Rooke and Reeder highlighted brighter spots, including in the company’s management print services and subscription contracts. Indeed despite the negative result for the quarter, Rooke said the board of directors believes the company is undervalued.
That belief has lead Lexmark to consider way to “unlock that intrinsic value,” Rooke said.
To that end, Lexmark said it is working with Goldman, Sachs & Co., Ernst & Young LLP and the law firm Wachtell, Lipton, Rosen & Katz to explore options.
Rooke reiterated on Tuesday morning’s call that Lexmark will not be commenting on the process until it concludes or “the Board approves a specific transaction.”
Tuesday’s earnings announcement was the second consecutive tough result for Lexmark.

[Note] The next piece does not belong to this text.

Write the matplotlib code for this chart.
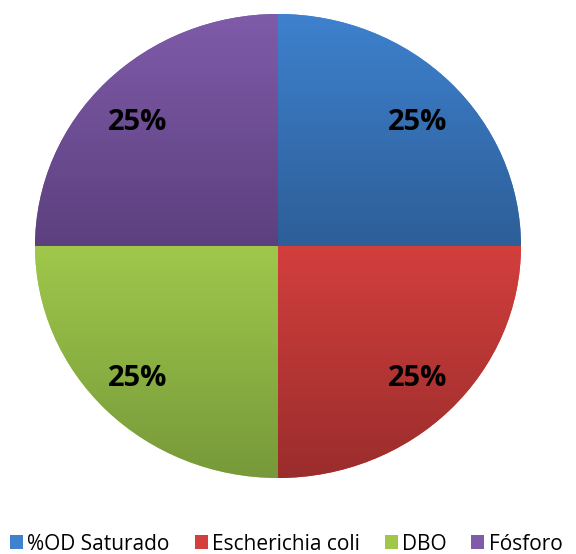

In July, Lexmark said it planned to cut 500 jobs worldwide after reporting lower earnings for the second quarter. For the quarter, the company took in $891 million, down from $894 million during the same period in 2014. Earnings per share also fell, to 97 cents from 99 cents.
At the time, Rooke said the restructuring — including the job losses — was a result of recent high-profile acquisitions. Chief among these were the recent purchase of two software companies: Sweden-based ReadSoft and California-based Kofax Ltd.
The Kofax deal in particular looked likely to produce job overlap. That deal was valued at $1 billion and essentially doubled the size of Lexmark’s Enterprise Software division.
Rooke said then that the cuts would come from a variety of disciplines, and that it would affect its worldwide workforce of 12,000 to 13,000 workers.
On Tuesday, Reeder said the company had incurred some costs from “accelerating the integration” of the acquired companies but said that process was producing benefits. He also said the company would continue to deliver quarterly dividends.